Written exercise: Leaving the pictures aside, transcribe every line below exactly.
─── Data lines
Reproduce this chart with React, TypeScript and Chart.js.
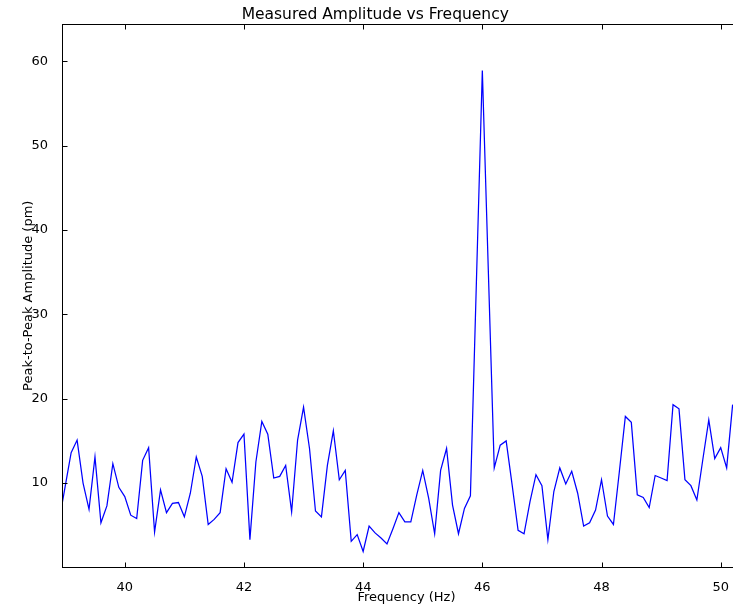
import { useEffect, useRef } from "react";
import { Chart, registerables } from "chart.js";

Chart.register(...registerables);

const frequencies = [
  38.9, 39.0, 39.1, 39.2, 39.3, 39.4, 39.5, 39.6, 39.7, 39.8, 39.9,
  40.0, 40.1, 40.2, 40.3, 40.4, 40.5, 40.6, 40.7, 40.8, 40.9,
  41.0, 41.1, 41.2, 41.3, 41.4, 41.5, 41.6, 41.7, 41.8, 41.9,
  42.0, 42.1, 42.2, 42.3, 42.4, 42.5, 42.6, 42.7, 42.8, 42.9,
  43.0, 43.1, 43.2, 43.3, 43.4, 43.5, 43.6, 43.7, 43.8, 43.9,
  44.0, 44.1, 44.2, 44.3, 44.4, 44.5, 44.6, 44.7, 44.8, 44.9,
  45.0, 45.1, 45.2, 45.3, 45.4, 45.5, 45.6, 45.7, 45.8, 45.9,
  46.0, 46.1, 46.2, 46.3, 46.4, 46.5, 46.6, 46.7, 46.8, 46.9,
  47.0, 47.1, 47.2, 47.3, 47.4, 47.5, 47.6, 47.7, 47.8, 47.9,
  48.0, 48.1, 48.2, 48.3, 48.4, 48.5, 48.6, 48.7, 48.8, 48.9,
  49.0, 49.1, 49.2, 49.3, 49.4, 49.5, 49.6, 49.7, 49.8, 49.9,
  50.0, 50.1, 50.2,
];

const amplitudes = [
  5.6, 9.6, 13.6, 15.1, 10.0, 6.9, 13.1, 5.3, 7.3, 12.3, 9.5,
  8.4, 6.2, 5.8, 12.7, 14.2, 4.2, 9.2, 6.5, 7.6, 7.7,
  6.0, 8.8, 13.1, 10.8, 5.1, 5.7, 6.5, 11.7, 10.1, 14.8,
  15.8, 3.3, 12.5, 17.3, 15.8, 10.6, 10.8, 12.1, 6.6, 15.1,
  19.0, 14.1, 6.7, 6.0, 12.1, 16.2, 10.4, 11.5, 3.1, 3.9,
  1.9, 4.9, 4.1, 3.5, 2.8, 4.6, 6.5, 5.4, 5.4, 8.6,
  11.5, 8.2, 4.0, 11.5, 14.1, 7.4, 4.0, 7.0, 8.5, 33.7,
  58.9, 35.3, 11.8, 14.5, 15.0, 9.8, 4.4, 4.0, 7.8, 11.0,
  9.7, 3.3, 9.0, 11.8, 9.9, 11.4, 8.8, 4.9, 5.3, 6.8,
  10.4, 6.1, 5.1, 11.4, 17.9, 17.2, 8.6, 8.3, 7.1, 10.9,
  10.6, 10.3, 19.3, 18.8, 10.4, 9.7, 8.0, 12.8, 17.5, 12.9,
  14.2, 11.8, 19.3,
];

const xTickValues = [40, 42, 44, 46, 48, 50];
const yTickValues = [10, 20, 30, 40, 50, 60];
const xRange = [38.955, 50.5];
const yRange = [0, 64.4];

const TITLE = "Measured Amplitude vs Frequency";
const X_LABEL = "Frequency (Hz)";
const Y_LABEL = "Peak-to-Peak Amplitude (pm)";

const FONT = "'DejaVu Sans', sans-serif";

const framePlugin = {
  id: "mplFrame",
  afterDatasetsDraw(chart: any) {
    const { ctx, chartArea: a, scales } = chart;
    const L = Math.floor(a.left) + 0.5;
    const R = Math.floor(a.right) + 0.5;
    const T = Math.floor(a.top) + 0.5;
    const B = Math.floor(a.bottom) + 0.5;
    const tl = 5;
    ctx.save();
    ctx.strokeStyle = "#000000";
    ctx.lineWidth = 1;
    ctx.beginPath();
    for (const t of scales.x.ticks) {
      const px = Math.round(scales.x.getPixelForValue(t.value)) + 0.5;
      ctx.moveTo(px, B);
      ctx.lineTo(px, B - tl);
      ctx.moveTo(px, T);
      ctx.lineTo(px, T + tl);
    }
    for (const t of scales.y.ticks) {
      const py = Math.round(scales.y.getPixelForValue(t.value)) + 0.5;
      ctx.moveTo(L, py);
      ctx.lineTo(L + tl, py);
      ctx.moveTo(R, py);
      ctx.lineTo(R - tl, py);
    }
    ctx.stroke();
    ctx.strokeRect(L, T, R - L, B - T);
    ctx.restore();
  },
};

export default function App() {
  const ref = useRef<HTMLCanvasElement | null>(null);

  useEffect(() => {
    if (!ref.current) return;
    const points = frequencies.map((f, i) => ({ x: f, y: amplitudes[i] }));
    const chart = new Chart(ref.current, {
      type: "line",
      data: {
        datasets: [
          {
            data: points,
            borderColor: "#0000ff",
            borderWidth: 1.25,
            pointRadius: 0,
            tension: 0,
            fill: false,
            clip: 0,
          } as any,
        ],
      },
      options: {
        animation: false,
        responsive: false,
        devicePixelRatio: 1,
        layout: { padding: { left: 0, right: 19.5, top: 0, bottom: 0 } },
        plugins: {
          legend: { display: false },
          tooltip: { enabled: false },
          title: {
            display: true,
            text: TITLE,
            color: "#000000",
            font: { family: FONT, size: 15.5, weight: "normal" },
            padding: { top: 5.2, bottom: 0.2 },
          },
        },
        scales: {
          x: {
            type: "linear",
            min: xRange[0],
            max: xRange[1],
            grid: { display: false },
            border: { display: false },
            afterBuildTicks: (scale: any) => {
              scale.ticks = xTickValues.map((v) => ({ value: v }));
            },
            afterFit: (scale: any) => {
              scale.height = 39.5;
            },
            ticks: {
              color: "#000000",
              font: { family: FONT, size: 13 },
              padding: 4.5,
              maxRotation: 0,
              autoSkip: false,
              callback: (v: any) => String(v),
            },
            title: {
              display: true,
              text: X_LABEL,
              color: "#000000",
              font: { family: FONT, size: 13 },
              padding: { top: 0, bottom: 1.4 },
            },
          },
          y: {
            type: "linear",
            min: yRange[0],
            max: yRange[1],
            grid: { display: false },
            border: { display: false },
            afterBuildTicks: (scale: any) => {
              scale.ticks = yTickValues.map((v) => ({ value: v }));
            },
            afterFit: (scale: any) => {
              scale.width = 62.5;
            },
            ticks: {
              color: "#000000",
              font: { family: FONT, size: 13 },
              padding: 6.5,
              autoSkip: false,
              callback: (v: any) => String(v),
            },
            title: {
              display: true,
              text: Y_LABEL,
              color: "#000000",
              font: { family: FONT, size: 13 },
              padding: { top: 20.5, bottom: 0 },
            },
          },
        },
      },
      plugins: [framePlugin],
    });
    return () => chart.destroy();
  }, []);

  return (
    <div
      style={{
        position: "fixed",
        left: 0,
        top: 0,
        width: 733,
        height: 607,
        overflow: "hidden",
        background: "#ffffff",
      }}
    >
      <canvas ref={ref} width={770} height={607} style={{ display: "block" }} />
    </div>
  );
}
──────
Exercise response:
Reproduce this chart with React, TypeScript and Chart.js.
import { useEffect, useRef } from "react";
import { Chart, registerables } from "chart.js";

Chart.register(...registerables);

const frequencies = [
  38.9, 39.0, 39.1, 39.2, 39.3, 39.4, 39.5, 39.6, 39.7, 39.8, 39.9,
  40.0, 40.1, 40.2, 40.3, 40.4, 40.5, 40.6, 40.7, 40.8, 40.9,
  41.0, 41.1, 41.2, 41.3, 41.4, 41.5, 41.6, 41.7, 41.8, 41.9,
  42.0, 42.1, 42.2, 42.3, 42.4, 42.5, 42.6, 42.7, 42.8, 42.9,
  43.0, 43.1, 43.2, 43.3, 43.4, 43.5, 43.6, 43.7, 43.8, 43.9,
  44.0, 44.1, 44.2, 44.3, 44.4, 44.5, 44.6, 44.7, 44.8, 44.9,
  45.0, 45.1, 45.2, 45.3, 45.4, 45.5, 45.6, 45.7, 45.8, 45.9,
  46.0, 46.1, 46.2, 46.3, 46.4, 46.5, 46.6, 46.7, 46.8, 46.9,
  47.0, 47.1, 47.2, 47.3, 47.4, 47.5, 47.6, 47.7, 47.8, 47.9,
  48.0, 48.1, 48.2, 48.3, 48.4, 48.5, 48.6, 48.7, 48.8, 48.9,
  49.0, 49.1, 49.2, 49.3, 49.4, 49.5, 49.6, 49.7, 49.8, 49.9,
  50.0, 50.1, 50.2,
];

const amplitudes = [
  5.6, 9.6, 13.6, 15.1, 10.0, 6.9, 13.1, 5.3, 7.3, 12.3, 9.5,
  8.4, 6.2, 5.8, 12.7, 14.2, 4.2, 9.2, 6.5, 7.6, 7.7,
  6.0, 8.8, 13.1, 10.8, 5.1, 5.7, 6.5, 11.7, 10.1, 14.8,
  15.8, 3.3, 12.5, 17.3, 15.8, 10.6, 10.8, 12.1, 6.6, 15.1,
  19.0, 14.1, 6.7, 6.0, 12.1, 16.2, 10.4, 11.5, 3.1, 3.9,
  1.9, 4.9, 4.1, 3.5, 2.8, 4.6, 6.5, 5.4, 5.4, 8.6,
  11.5, 8.2, 4.0, 11.5, 14.1, 7.4, 4.0, 7.0, 8.5, 33.7,
  58.9, 35.3, 11.8, 14.5, 15.0, 9.8, 4.4, 4.0, 7.8, 11.0,
  9.7, 3.3, 9.0, 11.8, 9.9, 11.4, 8.8, 4.9, 5.3, 6.8,
  10.4, 6.1, 5.1, 11.4, 17.9, 17.2, 8.6, 8.3, 7.1, 10.9,
  10.6, 10.3, 19.3, 18.8, 10.4, 9.7, 8.0, 12.8, 17.5, 12.9,
  14.2, 11.8, 19.3,
];

const xTickValues = [40, 42, 44, 46, 48, 50];
const yTickValues = [10, 20, 30, 40, 50, 60];
const xRange = [38.955, 50.5];
const yRange = [0, 64.4];

const TITLE = "Measured Amplitude vs Frequency";
const X_LABEL = "Frequency (Hz)";
const Y_LABEL = "Peak-to-Peak Amplitude (pm)";

const FONT = "'DejaVu Sans', sans-serif";

const framePlugin = {
  id: "mplFrame",
  afterDatasetsDraw(chart: any) {
    const { ctx, chartArea: a, scales } = chart;
    const L = Math.floor(a.left) + 0.5;
    const R = Math.floor(a.right) + 0.5;
    const T = Math.floor(a.top) + 0.5;
    const B = Math.floor(a.bottom) + 0.5;
    const tl = 5;
    ctx.save();
    ctx.strokeStyle = "#000000";
    ctx.lineWidth = 1;
    ctx.beginPath();
    for (const t of scales.x.ticks) {
      const px = Math.round(scales.x.getPixelForValue(t.value)) + 0.5;
      ctx.moveTo(px, B);
      ctx.lineTo(px, B - tl);
      ctx.moveTo(px, T);
      ctx.lineTo(px, T + tl);
    }
    for (const t of scales.y.ticks) {
      const py = Math.round(scales.y.getPixelForValue(t.value)) + 0.5;
      ctx.moveTo(L, py);
      ctx.lineTo(L + tl, py);
      ctx.moveTo(R, py);
      ctx.lineTo(R - tl, py);
    }
    ctx.stroke();
    ctx.strokeRect(L, T, R - L, B - T);
    ctx.restore();
  },
};

export default function App() {
  const ref = useRef<HTMLCanvasElement | null>(null);

  useEffect(() => {
    if (!ref.current) return;
    const points = frequencies.map((f, i) => ({ x: f, y: amplitudes[i] }));
    const chart = new Chart(ref.current, {
      type: "line",
      data: {
        datasets: [
          {
            data: points,
            borderColor: "#0000ff",
            borderWidth: 1.25,
            pointRadius: 0,
            tension: 0,
            fill: false,
            clip: 0,
          } as any,
        ],
      },
      options: {
        animation: false,
        responsive: false,
        devicePixelRatio: 1,
        layout: { padding: { left: 0, right: 19.5, top: 0, bottom: 0 } },
        plugins: {
          legend: { display: false },
          tooltip: { enabled: false },
          title: {
            display: true,
            text: TITLE,
            color: "#000000",
            font: { family: FONT, size: 15.5, weight: "normal" },
            padding: { top: 5.2, bottom: 0.2 },
          },
        },
        scales: {
          x: {
            type: "linear",
            min: xRange[0],
            max: xRange[1],
            grid: { display: false },
            border: { display: false },
            afterBuildTicks: (scale: any) => {
              scale.ticks = xTickValues.map((v) => ({ value: v }));
            },
            afterFit: (scale: any) => {
              scale.height = 39.5;
            },
            ticks: {
              color: "#000000",
              font: { family: FONT, size: 13 },
              padding: 4.5,
              maxRotation: 0,
              autoSkip: false,
              callback: (v: any) => String(v),
            },
            title: {
              display: true,
              text: X_LABEL,
              color: "#000000",
              font: { family: FONT, size: 13 },
              padding: { top: 0, bottom: 1.4 },
            },
          },
          y: {
            type: "linear",
            min: yRange[0],
            max: yRange[1],
            grid: { display: false },
            border: { display: false },
            afterBuildTicks: (scale: any) => {
              scale.ticks = yTickValues.map((v) => ({ value: v }));
            },
            afterFit: (scale: any) => {
              scale.width = 62.5;
            },
            ticks: {
              color: "#000000",
              font: { family: FONT, size: 13 },
              padding: 6.5,
              autoSkip: false,
              callback: (v: any) => String(v),
            },
            title: {
              display: true,
              text: Y_LABEL,
              color: "#000000",
              font: { family: FONT, size: 13 },
              padding: { top: 20.5, bottom: 0 },
            },
          },
        },
      },
      plugins: [framePlugin],
    });
    return () => chart.destroy();
  }, []);

  return (
    <div
      style={{
        position: "fixed",
        left: 0,
        top: 0,
        width: 733,
        height: 607,
        overflow: "hidden",
        background: "#ffffff",
      }}
    >
      <canvas ref={ref} width={770} height={607} style={{ display: "block" }} />
    </div>
  );
}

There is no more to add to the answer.